For our purpose, we’ve got to call a custom script when the resource comes online on the passive node – which happens when the active node fails. This means that you put the custom script code directly into the Online function or call the custom script from a line of script in the Online function. Once the “Generic Script” resource comes online, it says online even after the script has run. This is good because you wouldn’t want the resource to go offline after it has finished its work. If it did, it would raise all kinds of  alarms in monitoring software, such as “Resource Group ABC is partially offline” and so on.

Another interesting discovery for me on this case was the Resource object and its LogInformation method. You can use this to log entries to the Cluster log, from the script, so you can see which entry points are called and when. This will give you an even clearer idea of where to place your custom script, if you need to call it more often (to check for any relevant condition).

Also, the precondition to running the custom script is that we’re on the passive node. This is a basic task for VBScript. What you want to do is get the computer name from WMI, compare it to the passive node name and run the custom script if we’re on the passive node or do nothing if we’re on the active node.

Here’s the script. After it, you’ll find some more information about how to configure it and some pitfalls to avoid. 

'======================================================
' File name: GenericScriptRes.vbs
'
'Run custom script only on a particular node when group
'comes online.
'======================================================

Function Open( )
Open = 0
End Function

Function Online( )
Resource.LogInformation "Entering Script Online"
On Error Resume Next

strComputer = "."
Set objWMIService = GetObject("winmgmts:\\" & strComputer & "\root\cimv2")
Set nodeInfo = objWMIService.ExecQuery("Select Name from Win32_ComputerSystem")
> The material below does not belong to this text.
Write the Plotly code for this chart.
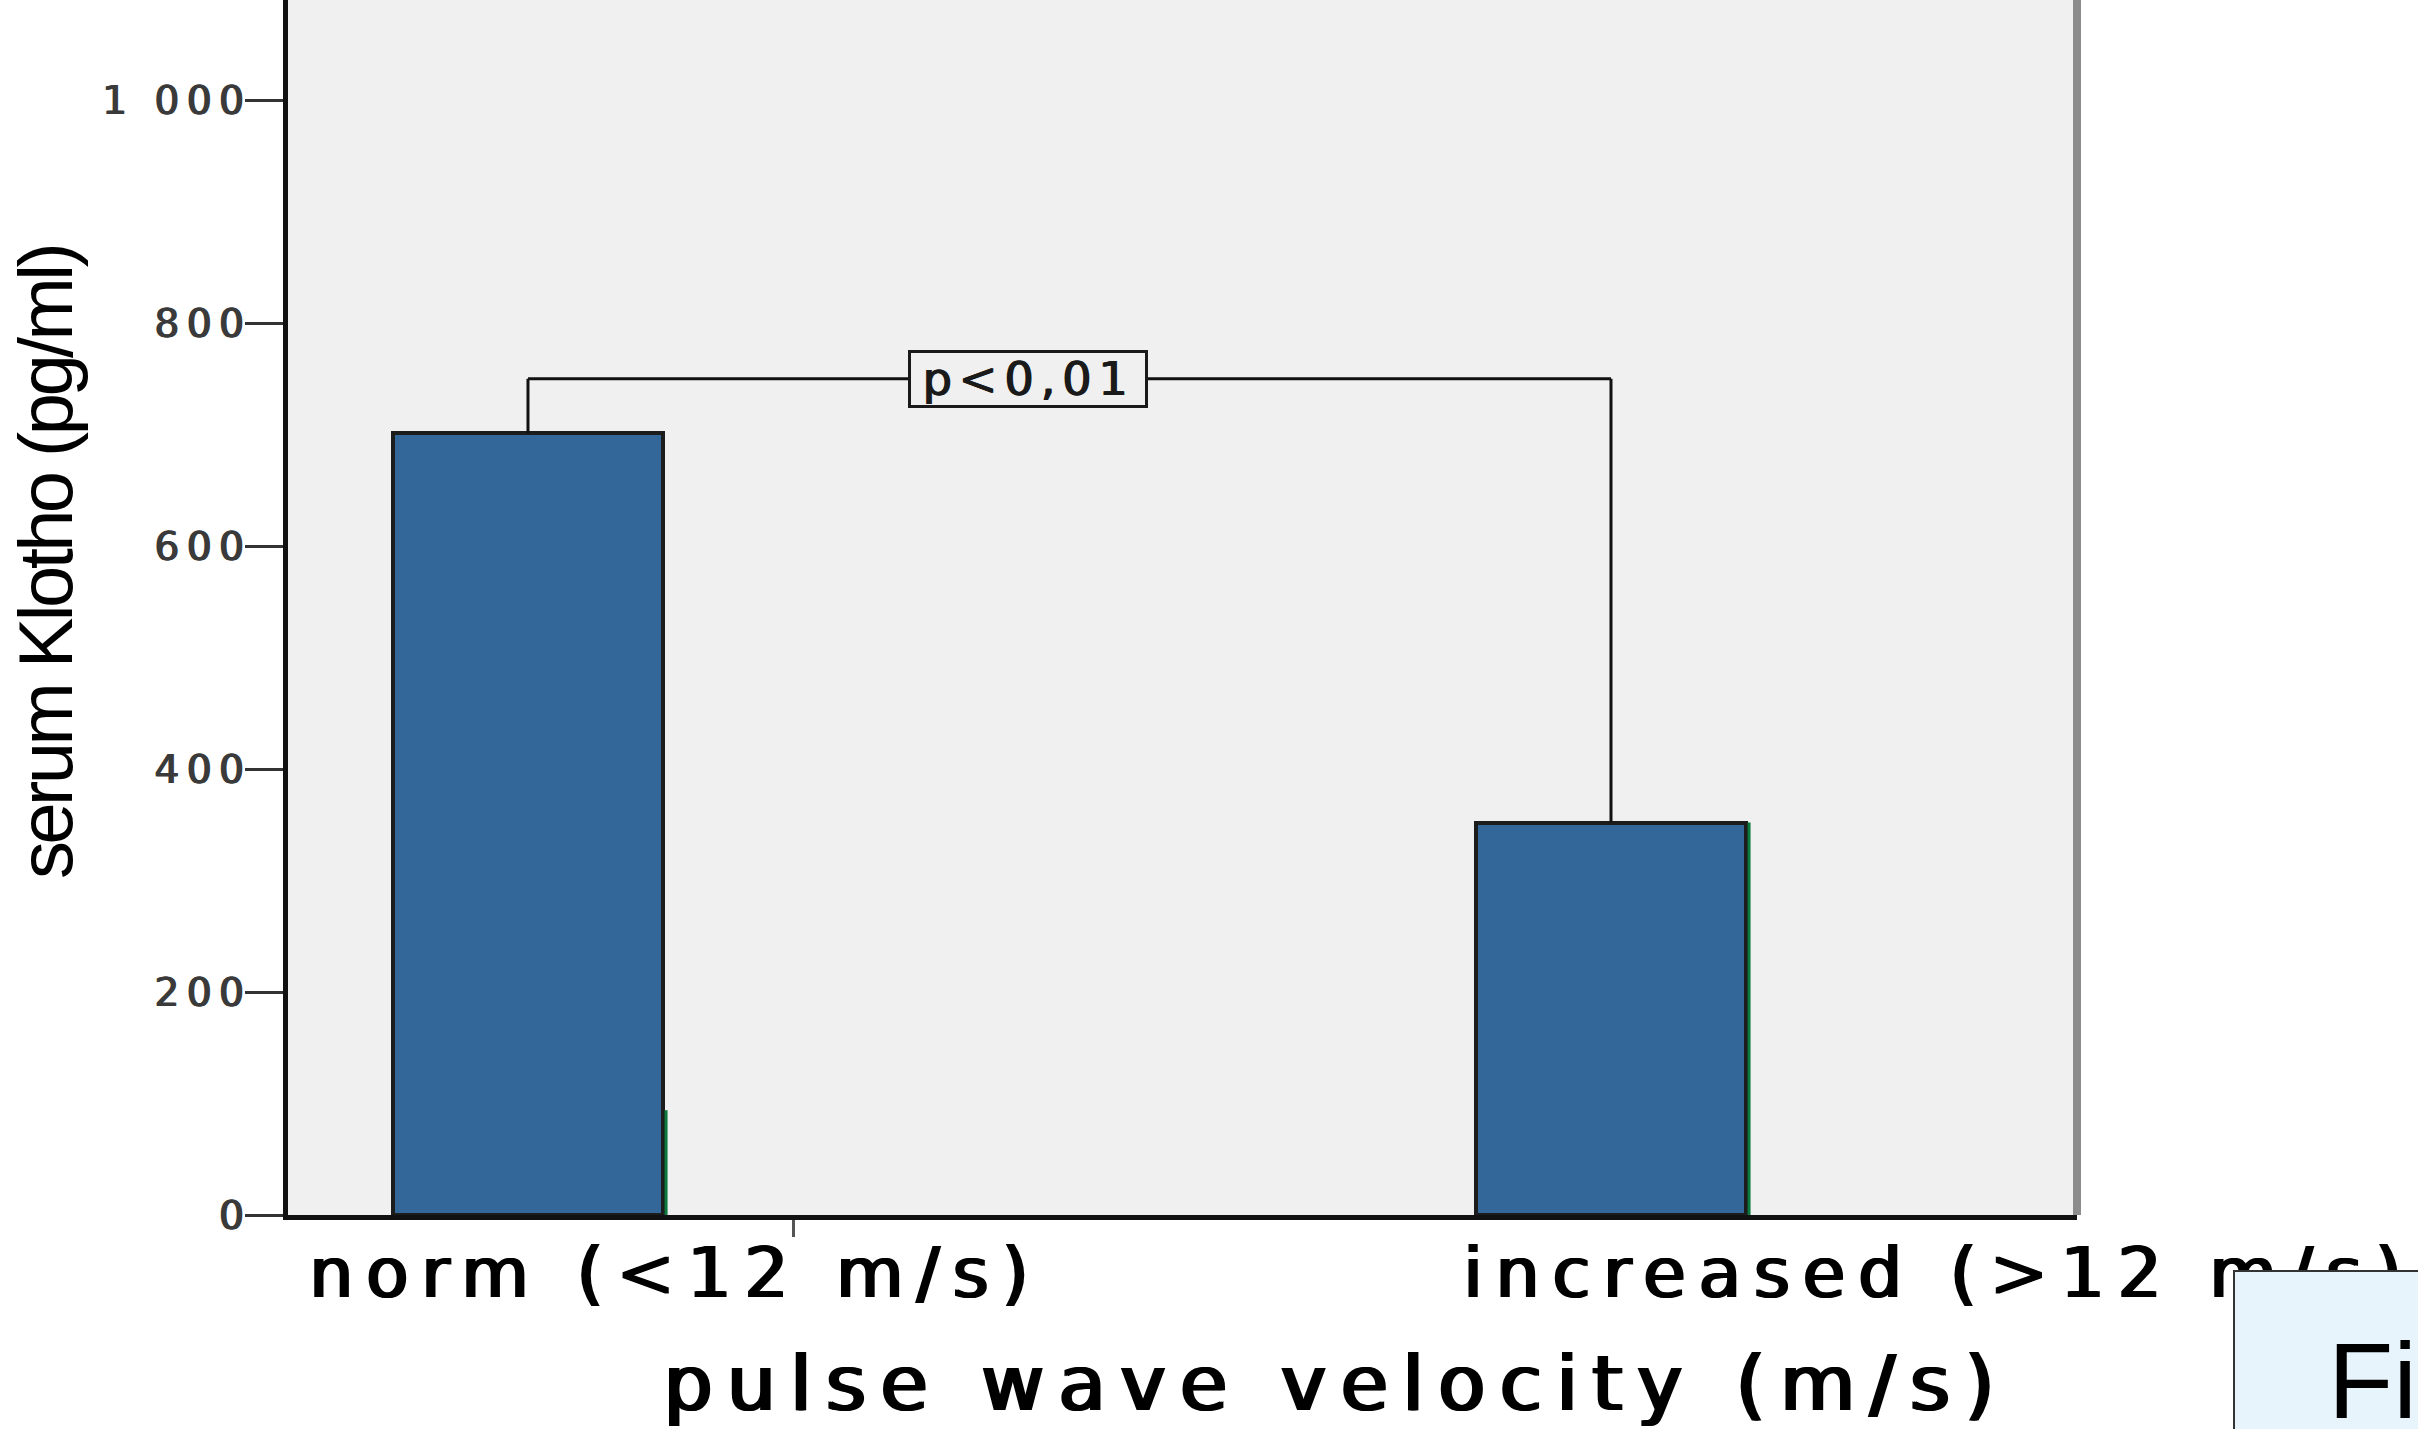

For Each objNode in nodeInfo

        If objNode.Name = "WIN2K3NODE2" Then
Resource.LogInformation "Custom Script will run here. "

                ' PLACE CUSTOM SCRIPT HERE

        Else
Resource.LogInformation "Custom Script will not run here. "
End If

Next

Online = 0
End Function

Function Offline( )
Resource.LogInformation "Entering Script Offline"
Offline = 0
End Function

Function Close()
Close = 0
End Function

Function Terminate( )
Terminate = 0
End Function

Function LooksAlive( )
'Resource.LogInformation "Entering Script LooksAlive"
LooksAlive = true
End Function

Function IsAlive( )
'Resource.LogInformation "Entering Script IsAlive"
IsAlive = true
End Function

'======================================================

I’ve commented out the LooksAlive() and IsAlive() Resource.LogInformation calls because these functions are called every 5 seconds and 1 minute respectively. They should only be uncommented when testing, or else your Cluster.log file will be flooded with these entries. Also, these functions return “true” rather than “0” like the others, as recommended by the the MSDN article that details the Scripting Entry Points.

This article also mentions that the scripts should be stored locally rather than on a shared disk. Since the resource should come online on both nodes (but only run on the passive node), you can drop the script into “C:\Windows\Cluster” or another location on both nodes so long as the path to the script file remains the same.

Another point worth noting is that the resource can go through an offline-online cycle on the passive node (most likely through manual intervention) which means that the custom script may run more than once. This is not a problem if the custom script actions perform a static activity such as updating the node name in a file referenced by another application. However, if it performs an activity that needs to occur only once after the initial failover, additional checks need to be put in place to prevent it from running again on the same node. One example of a check can be to create a tag or placeholder file on the shared storage before the Online function exits and then put a check at the beginning of the same function that checks for the file and doesn’t run the script if it is present. To clear this file when the Resource Group fails over to the active node, you could put in a snippet of code – again in the Online function – that checks if the node is the Active node and then deletes the file.

That’s it then. The MSDN articles I’ve linked to will give you all the information you need to have about the “Generic Script” resource.